The government of Abia State is the supreme governing authority of Abia State and its local governments. It consists of the executive headed by the governor, the legislative and the judiciary.

The Executive
The Executive is an arm of the Abia State Government that oversees the daily administration of the state and the implementation of bills. The Executive is headed by the Governor of Abia State – who is allowed to appoint special advisers through the Legislative – followed by the Deputy Governor. The other offices which make up the executives are the office of the Secretary to the state government and twenty-three Commissioners.

List of ministries and their commissioners sworn in by Governor Okezie Ikpeazu in 2021

The Legislature
The Legislature or state house of assembly of the Abia State Government is the second arm of government concerned with law-making and the passing of bills. Headed by a speaker and consisting of elected members from each constituency of the state, the legislature play a key role in the appointment of state commissioners, Chief judges and other top governmental posts.

The Judiciary

The Judiciary of Abia State consists of 11 departments and also a Judicial Service Commission with statutory duties which includes the promotion and appointment of judicial staffs. It is one of the co-equal arms of the Abia State Government vested with constitutional power to interpret and make laws.

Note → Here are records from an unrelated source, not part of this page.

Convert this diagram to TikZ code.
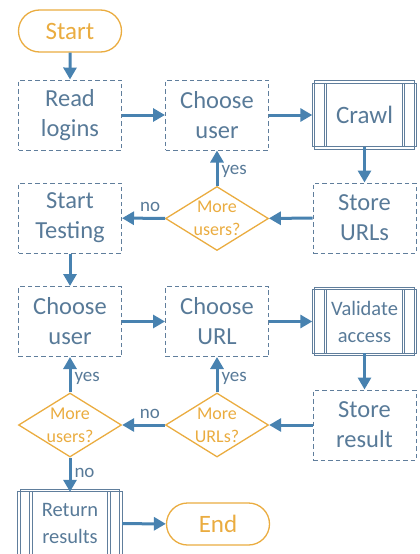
\documentclass[tikz,border=0pt]{standalone}
\usepackage{fontspec}
\setmainfont{Carlito}
\usetikzlibrary{shapes.geometric,shapes.misc,arrows.meta}
\definecolor{txtblue}{RGB}{88,122,152}
\definecolor{arrblue}{RGB}{72,130,176}
\definecolor{dashblue}{RGB}{96,126,156}
\definecolor{orng}{RGB}{234,172,64}
\tikzset{
  dbox/.style={draw=dashblue, line width=1pt, dash pattern=on 4.5pt off 3pt, rectangle,
    minimum width=103pt, minimum height=70pt, align=center, text=txtblue,
    font=\fontsize{24.5}{30}\selectfont, inner sep=0pt},
  pbox/.style={rectangle, minimum width=104pt, minimum height=63pt, align=center, text=txtblue,
    inner sep=0pt},
  term/.style={draw=orng, line width=1.3pt, rounded rectangle, minimum width=103pt,
    minimum height=42pt, text=orng, font=\fontsize{25}{28}\selectfont, inner sep=0pt},
  dec/.style={draw=orng, line width=1.3pt, diamond, aspect=1.6, minimum width=103pt,
    minimum height=64pt, inner sep=0pt, align=center, text=orng,
    font=\fontsize{18}{23}\selectfont},
  arr/.style={draw=arrblue, line width=3pt, -{Triangle[length=12pt,width=13pt]}},
  lbl/.style={text=txtblue, font=\fontsize{19}{22}\selectfont, inner sep=0pt},
  bar/.style={draw=dashblue, line width=0.9pt}
}
\newcommand{\ppframe}[1]{%
  \draw[bar] (#1.north west) rectangle (#1.south east);
  \draw[bar] ([shift={(2.5pt,2.5pt)}]#1.north west) rectangle ([shift={(-2.5pt,-2.5pt)}]#1.south east);
  \draw[bar] ([xshift=12pt]#1.north west) -- ([xshift=12pt]#1.south west);
  \draw[bar] ([xshift=14.5pt]#1.north west) -- ([xshift=14.5pt]#1.south west);
  \draw[bar] ([xshift=-12pt]#1.north east) -- ([xshift=-12pt]#1.south east);
  \draw[bar] ([xshift=-14.5pt]#1.north east) -- ([xshift=-14.5pt]#1.south east);
}
\begin{document}
\begin{tikzpicture}[x=1pt,y=-1pt]
\useasboundingbox (0,0) rectangle (420,554);
\node[term] (start) at (70,31) {Start};
\node[dbox] (read) at (70,115) {Read\\logins};
\node[dbox] (cu1) at (217,115) {Choose\\user};
\node[pbox, font=\fontsize{25}{30}\selectfont] (crawl) at (364.5,115) {Crawl};
\node[dbox] (surl) at (364.5,218) {Store\\URLs};
\node[dec] (mu1) at (217,218.5) {More\\users?};
\node[dbox] (st) at (70,218) {Start\\Testing};
\node[dbox] (cu2) at (70,321.5) {Choose\\user};
\node[dbox] (curl) at (217,321.5) {Choose\\URL};
\node[pbox, font=\fontsize{20.5}{27}\selectfont] (val) at (364.5,321.5) {Validate\\access};
\node[dbox] (sres) at (364.5,425) {Store\\result};
\node[dec] (murl) at (217,425) {More\\URLs?};
\node[dec] (mu2) at (70,425) {More\\users?};
\node[pbox, font=\fontsize{20.5}{27}\selectfont] (ret) at (70,523.5) {Return\\results};
\node[term] (end) at (218,524) {End};
\ppframe{crawl}
\ppframe{val}
\ppframe{ret}
\draw[arr] (start) -- (read);
\draw[arr] (read) -- (cu1);
\draw[arr] (cu1) -- (crawl);
\draw[arr] (crawl) -- (surl);
\draw[arr] (surl) -- (mu1);
\draw[arr] (mu1) -- node[lbl, right=3pt, pos=0.4]{yes} (cu1);
\draw[arr] (mu1) -- node[lbl, above=5pt, pos=0.35]{no} (st);
\draw[arr] (st) -- (cu2);
\draw[arr] (cu2) -- (curl);
\draw[arr] (curl) -- (val);
\draw[arr] (val) -- (sres);
\draw[arr] (sres) -- (murl);
\draw[arr] (murl) -- node[lbl, right=3pt, pos=0.4]{yes} (curl);
\draw[arr] (murl) -- node[lbl, above=5pt, pos=0.35]{no} (mu2);
\draw[arr] (mu2) -- node[lbl, right=3pt, pos=0.4]{yes} (cu2);
\draw[arr] (mu2) -- node[lbl, right=3pt, pos=0.45]{no} (ret);
\draw[arr] (ret) -- (end);
\end{tikzpicture}
\end{document}
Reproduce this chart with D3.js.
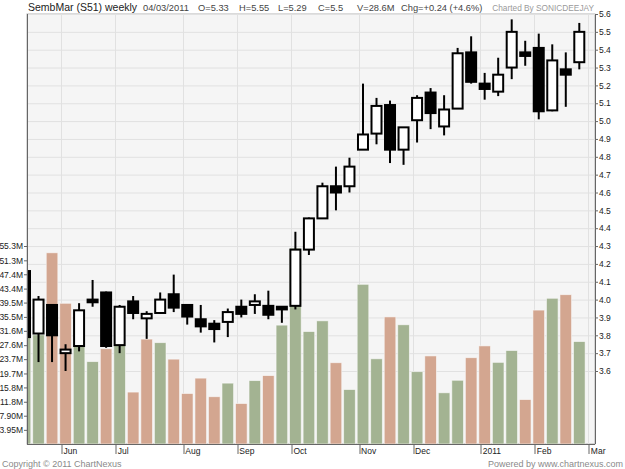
<!DOCTYPE html>
<html><head><meta charset="utf-8">
<script src="https://cdn.jsdelivr.net/npm/d3@7"></script>
<style>
body{margin:0;background:#fff;}
svg{display:block;font-family:"Liberation Sans",Arial,sans-serif;}
</style>
</head><body>
<svg id="c" width="625" height="469"></svg>
<script>
// ---- data (weekly bars, week ending Friday) ----
const weeks = ["2010-05-21","2010-05-28","2010-06-04","2010-06-11","2010-06-18","2010-06-25",
  "2010-07-02","2010-07-09","2010-07-16","2010-07-23","2010-07-30","2010-08-06","2010-08-13",
  "2010-08-20","2010-08-27","2010-09-03","2010-09-10","2010-09-17","2010-09-24","2010-10-01",
  "2010-10-08","2010-10-15","2010-10-22","2010-10-29","2010-11-05","2010-11-12","2010-11-19",
  "2010-11-26","2010-12-03","2010-12-10","2010-12-17","2010-12-24","2010-12-31","2011-01-07",
  "2011-01-14","2011-01-21","2011-01-28","2011-02-04","2011-02-11","2011-02-18","2011-02-25",
  "2011-03-04"];
const openP  = [4.16,3.81,3.97,3.70,3.74,4.00,4.04,3.745,3.99,3.895,3.925,4.03,3.97,3.89,3.865,3.875,3.96,3.97,3.965,3.96,
  3.965,4.28,4.455,4.635,4.635,4.84,4.93,5.09,4.84,5.005,5.16,4.97,5.07,5.385,5.21,5.165,5.30,5.385,5.41,5.06,5.29,5.33];
const highP  = [4.16,4.02,3.97,3.75,3.98,4.11,4.045,3.97,4.02,3.935,4.04,4.14,3.975,3.97,3.885,3.95,4.00,4.03,4.05,3.96,
  4.38,4.46,4.655,4.745,4.795,5.21,5.13,5.115,4.965,5.145,5.185,5.145,5.41,5.475,5.27,5.355,5.57,5.45,5.49,5.43,5.385,5.55];
const lowP   = [3.78,3.65,3.65,3.60,3.71,3.96,3.73,3.70,3.89,3.78,3.92,3.93,3.86,3.815,3.76,3.79,3.90,3.92,3.89,3.87,
  3.945,4.25,4.455,4.50,4.60,4.84,4.87,4.765,4.755,4.88,4.955,4.92,5.07,5.21,5.12,5.14,5.235,5.31,5.01,5.055,5.08,5.29];
const closeP = [3.79,4.00,3.80,3.72,3.94,3.985,3.74,3.96,3.925,3.92,4.00,3.955,3.905,3.85,3.835,3.93,3.92,3.99,3.915,3.945,
  4.28,4.455,4.635,4.60,4.745,4.925,5.085,4.84,4.965,5.13,5.045,5.065,5.38,5.22,5.18,5.26,5.50,5.365,5.055,5.34,5.26,5.50];
const volumeM = [33.0,30.5,53.4,39.3,27.2,23.0,26.6,27.6,14.5,29.3,28.3,23.7,14.1,18.4,13.2,17.0,11.3,17.7,19.1,33.2,
  54.7,31.4,34.4,22.7,15.2,44.6,23.8,35.5,33.3,20.2,24.6,14.3,17.8,24.1,27.4,22.8,26.1,12.4,37.4,40.7,41.7,28.6];

const priceTicks = [3.6,3.7,3.8,3.9,4.0,4.1,4.2,4.3,4.4,4.5,4.6,4.7,4.8,4.9,5.0,5.1,5.2,5.3,5.4,5.5,5.6];
const volTicks = [3.95,7.90,11.8,15.8,19.7,23.7,27.6,31.6,35.5,39.5,43.4,47.4,51.3,55.3];
const volTickLabels = ["3.95M","7.90M","11.8M","15.8M","19.7M","23.7M","27.6M","31.6M","35.5M","39.5M","43.4M","47.4M","51.3M","55.3M"];
const monthLabels = ["Jun","Jul","Aug","Sep","Oct","Nov","Dec","2011","Feb","Mar"];

const headerTitle = "SembMar (S51) weekly";
const headerItems = ["04/03/2011","O=5.33","H=5.55","L=5.29","C=5.5","V=28.6M","Chg=+0.24 (+4.6%)"];
const chartedBy = "Charted By SONICDEEJAY";

// ---- layout ----
const L = 27, R = 595, T = 14, B = 444;
const svg = d3.select("#c");

const x = d3.scaleLinear().domain([0, weeks.length - 1]).range([25, 579.3]);
const yP = d3.scaleLinear().domain([3.6, 5.6]).range([371, 14]);
const yV = d3.scaleLinear().domain([0, 55.3]).range([B, 246]);

const parse = d3.timeParse("%Y-%m-%d");
const dates = weeks.map(parse);
const monthIdx = [];
dates.forEach((d, i) => { if (i > 0 && d.getMonth() !== dates[i-1].getMonth()) monthIdx.push(i); });
const tickPos = monthIdx.map(i => i + 0.67);

// background
svg.append("rect").attr("x", L).attr("y", T).attr("width", R - L).attr("height", B - T)
  .attr("fill", "#f5f5f5").attr("stroke", "#b5b5b5");

// grid
const grid = svg.append("g");
grid.selectAll("line.h").data(priceTicks).join("line")
  .attr("x1", L).attr("x2", R).attr("y1", d => yP(d) + 0.5).attr("y2", d => yP(d) + 0.5)
  .attr("stroke", "#e1e1e1");
grid.selectAll("line.v").data(tickPos).join("line")
  .attr("y1", T).attr("y2", B).attr("x1", d => Math.round(x(d)) + 0.5).attr("x2", d => Math.round(x(d)) + 0.5)
  .attr("stroke", "#e1e1e1");

svg.append("clipPath").attr("id", "clip").append("rect")
  .attr("x", L + 1).attr("y", T).attr("width", R - L - 1).attr("height", B - T);
const plot = svg.append("g").attr("clip-path", "url(#clip)");

// volume bars
const barW = 11.6;
plot.selectAll("rect.vol").data(volumeM).join("rect")
  .attr("x", (d, i) => x(i) - barW / 2)
  .attr("width", barW)
  .attr("y", d => yV(d))
  .attr("height", d => B - yV(d))
  .attr("fill", (d, i) => (i === 0 || closeP[i] >= closeP[i-1]) ? "#a3b392" : "#d3a690")
  .attr("stroke", "#fbfbfb").attr("stroke-width", 0.8).attr("stroke-opacity", 0.7);

// candles
const idx = d3.range(weeks.length);
plot.selectAll("line.wick").data(idx).join("line")
  .attr("x1", i => x(i)).attr("x2", i => x(i))
  .attr("y1", i => yP(highP[i])).attr("y2", i => yP(lowP[i]))
  .attr("stroke", "#000").attr("stroke-width", 2);
const bodyW = 10;
plot.selectAll("rect.body").data(idx).join("rect")
  .attr("x", i => x(i) - bodyW / 2)
  .attr("width", bodyW)
  .attr("y", i => yP(Math.max(openP[i], closeP[i])))
  .attr("height", i => Math.max(1, Math.abs(yP(openP[i]) - yP(closeP[i]))))
  .attr("fill", i => closeP[i] > openP[i] ? "#fff" : "#000")
  .attr("stroke", "#000").attr("stroke-width", 2);

// axes
const fontAxis = 8.5;
const rightAxis = svg.append("g").attr("transform", `translate(${R},0)`)
  .call(d3.axisRight(yP).tickValues(priceTicks).tickSize(3).tickPadding(1).tickFormat(d3.format(".1f")));
const leftAxis = svg.append("g").attr("transform", `translate(${L},0)`)
  .call(d3.axisLeft(yV).tickValues(volTicks).tickSize(3).tickPadding(1).tickFormat((d, i) => volTickLabels[i]));
const bottomAxis = svg.append("g").attr("transform", `translate(0,${B})`)
  .call(d3.axisBottom(x).tickValues(tickPos).tickSize(10).tickFormat((d, i) => monthLabels[i]));
bottomAxis.selectAll("text").attr("text-anchor", "start").attr("x", 2).attr("y", 4);
[rightAxis, leftAxis, bottomAxis].forEach(g => {
  g.select(".domain").remove();
  g.selectAll("line").attr("stroke", "#666");
  g.selectAll("text").attr("font-size", fontAxis).attr("fill", "#222")
    .attr("font-family", '"Liberation Sans",Arial,sans-serif');
});
bottomAxis.selectAll(".tick line").attr("transform", d => `translate(${Math.round(x(d)) + 0.5 - x(d)},0)`);

// frame lines
svg.append("line").attr("x1", L + 0.5).attr("x2", L + 0.5).attr("y1", T).attr("y2", B).attr("stroke", "#666");
svg.append("line").attr("x1", R + 0.5).attr("x2", R + 0.5).attr("y1", T).attr("y2", B).attr("stroke", "#666");
svg.append("line").attr("x1", L).attr("x2", R).attr("y1", B + 0.5).attr("y2", B + 0.5).attr("stroke", "#666");

// header
svg.append("text").attr("x", 28).attr("y", 11).attr("font-size", 10.5).attr("fill", "#222").text(headerTitle);
const headerX = [143, 198, 239, 278, 318, 357, 401];
svg.selectAll("text.hdr").data(headerItems).join("text")
  .attr("x", (d, i) => headerX[i]).attr("y", 11).attr("font-size", 9.3).attr("fill", "#444").text(d => d);
svg.append("text").attr("x", 594).attr("y", 11).attr("text-anchor", "end")
  .attr("font-size", 8.3).attr("fill", "#9a9a9a").text(chartedBy);

// footer
svg.append("text").attr("x", 2).attr("y", 467).attr("font-size", 9).attr("fill", "#8a8a8a").text("Copyright © 2011 ChartNexus");
svg.append("text").attr("x", 623).attr("y", 467).attr("text-anchor", "end").attr("font-size", 9).attr("fill", "#8a8a8a").text("Powered by www.chartnexus.com");
</script>
</body></html>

It is headed by the Chief Judge of Abia State, who is appointed by the Abia State Governor through the approval of the Abia State House of Assembly.

Levels of Court

The Abia State courts consist of three levels of court which through their respective judges or magistrates perform law-related functions. The high court determines what case to hear while the other levels of court include the Customary courts, which are presided over by a Chairman and two other court judges, and the Magistrates.

Fight against COVID-19 
The state government has made it mandatory for the residents to have a free COVID-19 test as a result of the continuous increase in the number of confirmed cases in the state. The government encouraged people of the state to make themselves available for the free test to be carried out.